Blizzard has posed a question numerous times to its upset minority of players along the lines of “why is it bad for everyone to experience all portions of gameplay.” This is met with a mixed bag of responses. Things along the lines of “you diminish our achievements”, “people need players to admire and heights to aspire to”, “you’re making the game too easy”, “I spend an awful lot of time and energy on this and you practically give it away weeks/months later”, just to name a handful. These rationales evolve over time as Blizzard neatly offers a counter-arguments.

The one thing that Blizzard hasn’t brought up, and I don’t blame them from a business standpoint, is that the majority of these players likely have an exterior locus of identity- meaning that they are only as valuable as other people believe they are. Driven by extrinsic instead of intrinsic motivation, these players need the “gap” to exist or their value diminishes exponentially.

That’s cool, dude! Where did you get that?

We’ve all said it at some point: “Where did you get that?” You see a player in WoW with something really cool looking and you want to know what it takes to get one for yourself. Some responses are short and simple replies naming a dungeon or quest. Some answers include a cool story including long quest lines and weeks upon weeks of work. A big part of WoW is the visual component. We can even transmogrify our gear these days to obtain a specific look.

Throughout the history of WoW what a player has accomplished can often be observed visually. One of my favorite personal examples was the Fandral’s Flamescythe from Firelands. The weapon had the ability to turn Cat-form Druids into flaming versions of the animal form. I was one of the first players on my server to have one and it was fun to turn into a firecat and then just hang out around town. I enjoyed talking to people about it. Admittedly, it made me feel like something of a big shot.



One of the differences between me and some of the more vocal “gap” opponents is that how other people see me and my character has nothing to do with why I enjoy the game.
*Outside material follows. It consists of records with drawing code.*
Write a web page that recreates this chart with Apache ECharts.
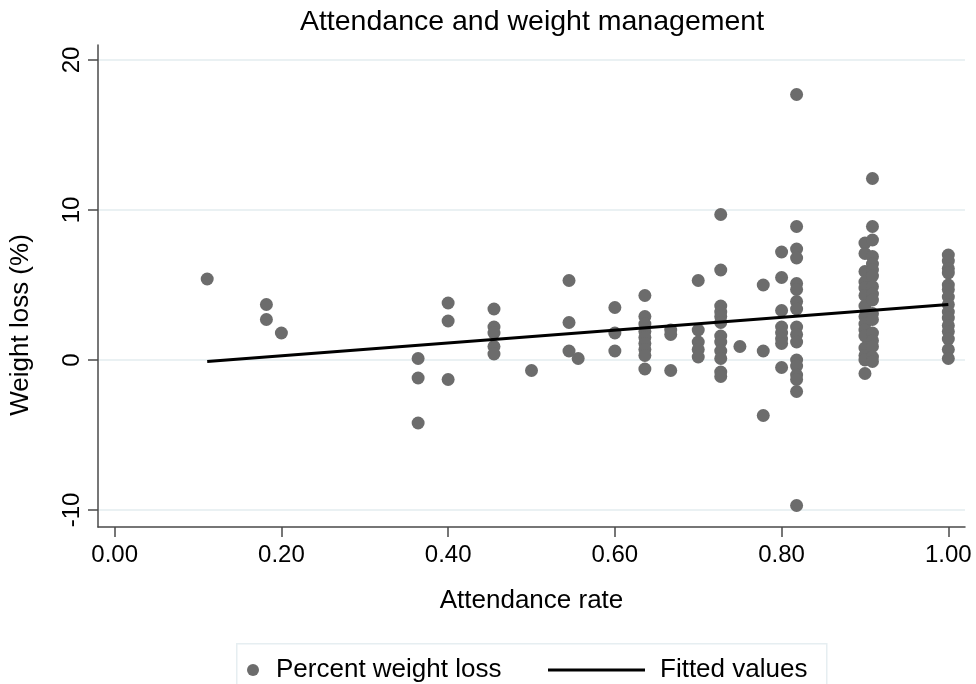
<!DOCTYPE html>
<html>
<head>
<meta charset="utf-8">
<script src="https://cdn.jsdelivr.net/npm/echarts@6/dist/echarts.min.js"></script>
<style>
html,body{margin:0;padding:0;background:#fff;}
#chart{width:976px;height:684px;}
</style>
</head>
<body>
<div id="chart"></div>
<script>
// ---- Data ----
const titleText = 'Attendance and weight management';
const xAxisTitle = 'Attendance rate';
const yAxisTitle = 'Weight loss (%)';
const scatterName = 'Percent weight loss';
const fitName = 'Fitted values';

const xTicks = [0, 0.2, 0.4, 0.6, 0.8, 1.0];
const yTicks = [-10, 0, 10, 20];

// attendance rates (x) and the weight-loss values observed at each
const rates = [0.111, 0.182, 0.2, 0.364, 0.4, 0.455, 0.5, 0.545, 0.556, 0.6, 0.636,
               0.667, 0.7, 0.727, 0.75, 0.778, 0.8, 0.818, 0.9, 0.909, 1.0];
const lossAt0111 = [5.4];
const lossAt0182 = [3.7, 2.7];
const lossAt0200 = [1.8];
const lossAt0364 = [0.1, -1.2, -4.2];
const lossAt0400 = [3.8, 2.6, -1.3];
const lossAt0455 = [3.4, 2.2, 1.8, 0.9, 0.4];
const lossAt0500 = [-0.7];
const lossAt0545 = [5.3, 2.5, 0.6];
const lossAt0556 = [0.1];
const lossAt0600 = [3.5, 1.8, 0.6];
const lossAt0636 = [4.3, 2.9, 2.4, 1.9, 1.5, 1.1, 0.7, 0.3, -0.6];
const lossAt0667 = [2.0, 1.7, -0.7];
const lossAt0700 = [5.3, 2.0, 1.2, 0.7, 0.2];
const lossAt0727 = [9.7, 6.0, 3.6, 3.2, 2.9, 2.5, 1.6, 1.2, 0.6, 0.1, -0.8, -1.1];
const lossAt0750 = [0.9];
const lossAt0778 = [5.0, 0.6, -3.7];
const lossAt0800 = [7.2, 5.5, 3.3, 2.2, 1.8, 1.4, 1.1, -0.5];
const lossAt0818 = [17.7, 8.9, 7.4, 6.8, 5.1, 4.7, 3.9, 3.4, 2.2, 1.7, 1.2, 0.0, -0.4, -1.0, -1.3, -2.1, -9.7];
const lossAt0900 = [7.8, 7.1, 5.9, 5.2, 4.8, 4.3, 3.6, 2.9, 2.4, 2.0, 1.6, 0.8, 0.3, 0.0, -0.9];
const lossAt0909 = [12.1, 8.9, 8.0, 6.9, 6.4, 6.0, 5.6, 4.9, 4.4, 4.0, 3.1, 2.7, 1.8, 1.3, 0.9, 0.2, -0.1];
const lossAt1000 = [7.0, 6.6, 6.1, 5.8, 5.0, 4.7, 4.2, 3.7, 3.2, 2.8, 2.3, 1.9, 1.4, 0.7, 0.1];

const lossByRate = [lossAt0111, lossAt0182, lossAt0200, lossAt0364, lossAt0400, lossAt0455,
  lossAt0500, lossAt0545, lossAt0556, lossAt0600, lossAt0636, lossAt0667, lossAt0700,
  lossAt0727, lossAt0750, lossAt0778, lossAt0800, lossAt0818, lossAt0900, lossAt0909, lossAt1000];

// fitted line end points
const fitRates = [0.111, 1.0];
const fitValues = [-0.1, 3.7];

// ---- Build ----
const scatterData = [];
rates.forEach((r, i) => lossByRate[i].forEach(v => scatterData.push([r, v])));
const fitData = fitRates.map((r, i) => [r, fitValues[i]]);

const FONT = '"Liberation Sans", Arial, Helvetica, sans-serif';
const axisGray = '#4a4a4a';
const gridColor = '#e3ecef';
const dotColor = '#6c6c6c';

const chart = echarts.init(document.getElementById('chart'), null, {renderer: 'canvas'});
chart.setOption({
  animation: false,
  backgroundColor: '#ffffff',
  textStyle: {fontFamily: FONT},
  title: {
    text: titleText,
    left: 532, top: 8, padding: 0,
    textAlign: 'center',
    textStyle: {fontFamily: FONT, fontSize: 28.5, fontWeight: 'normal', color: '#000'}
  },
  grid: {left: 98, right: 11, top: 45, bottom: 157, containLabel: false},
  xAxis: {
    type: 'value',
    min: -0.02, max: 1.02,
    name: xAxisTitle, nameLocation: 'middle', nameGap: 61,
    nameTextStyle: {fontFamily: FONT, fontSize: 26, color: '#000'},
    axisLine: {show: true, onZero: false, lineStyle: {color: axisGray, width: 1.5}},
    axisTick: {show: true, inside: false, length: 10, customValues: xTicks, lineStyle: {color: axisGray, width: 1.5}},
    axisLabel: {show: true, customValues: xTicks, margin: 16, fontFamily: FONT, fontSize: 24, color: '#000',
      formatter: v => v.toFixed(2)},
    splitLine: {show: false}
  },
  yAxis: {
    type: 'value',
    min: -11.133, max: 21,
    name: yAxisTitle, nameLocation: 'middle', nameGap: 64, nameRotate: 90,
    nameTextStyle: {fontFamily: FONT, fontSize: 26, color: '#000', padding: [0, 78, 0, 0]},
    axisLine: {show: true, onZero: false, lineStyle: {color: axisGray, width: 1.5}},
    axisTick: {show: true, inside: false, length: 10, customValues: yTicks, lineStyle: {color: axisGray, width: 1.5}},
    axisLabel: {show: true, customValues: yTicks, rotate: 90, margin: 14, fontFamily: FONT, fontSize: 24, color: '#000'},
    splitLine: {show: true, lineStyle: {color: gridColor, width: 1.5}}
  },
  legend: [
    {
      data: [scatterName],
      left: 247, top: 657, padding: 0,
      icon: 'circle', itemWidth: 12, itemHeight: 12,
      textStyle: {fontFamily: FONT, fontSize: 26, color: '#000', padding: [0, 0, 0, 12]},
      selectedMode: false
    },
    {
      data: [{name: fitName, icon: 'rect', itemStyle: {color: '#000'}}],
      left: 548, top: 657, padding: 0,
      itemWidth: 97, itemHeight: 3,
      textStyle: {fontFamily: FONT, fontSize: 26, color: '#000', padding: [0, 0, 0, 10]},
      selectedMode: false
    }
  ],
  graphic: [{
    type: 'rect', left: 236, top: 643, z: -1,
    shape: {width: 590, height: 60},
    style: {fill: '#ffffff', stroke: '#e6eef1', lineWidth: 1.5}
  }],
  series: [
    {
      name: scatterName, type: 'scatter',
      data: scatterData, symbol: 'circle', symbolSize: 13,
      itemStyle: {color: dotColor, opacity: 1},
      z: 2
    },
    {
      name: fitName, type: 'line',
      data: fitData, symbol: 'none', showSymbol: false,
      lineStyle: {color: '#000', width: 3},
      itemStyle: {color: '#000'},
      z: 3
    }
  ]
});
</script>
</body>
</html>
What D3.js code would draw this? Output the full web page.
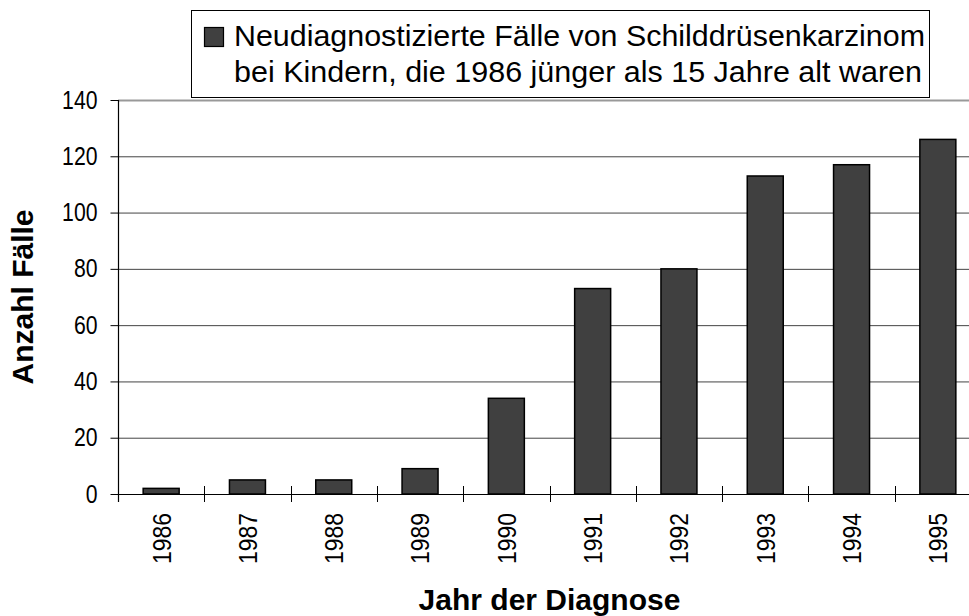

I worked really hard to get that staff and while I did enjoy the adulation it got me for a brief time, it was a non-issue when pretty much anyone with enough time and energy could get one. Conspicuous consumption relies on the rarity of the things you own and when that’s gone, you need to have something better. The drawback of having an exterior locus of identity.

Having an exterior locus of identity is a very common thing. A simple trip to Facebook will prove that. While we criticize people for posting pictures of themselves seeking attention and approval, how can we then turn around and show off our in-game goodies seeking similar attention and approval? We can tell ourselves that we’re not engaging in the same behavior, but it’s something Blizzard has undoubtedly already noticed. Imagine people petitioning Facebook’s admins to stop allowing people to share funny pictures because “I worked days to Photoshop that joke, and only I should be able to share it, I don’t want anyone else posting it to their profile and benefiting from something they didn’t put the same amount of work into.”

Have your fun and eat it too

This is a such a great time to be considering this idea, with the world engaged in the Olympics. Why can’t we enjoy what we’ve done simply on the merits of the journey? Winning the gold and setting the world record is the best you can do in any given event. Does that make a gold medal without setting a record any less great? How about winning a silver or bronze medal? What about all the people that don’t medal? They made it to the Olympics! It’s a great achievement even if you get last place.

If you really did have that gear first- you had it first. If you put in hour after hour to get that world/server/faction first kill- you had it first. If you replied first to this blog post, you had it first.

Did you have fun?

Is it cool if everyone else has fun now?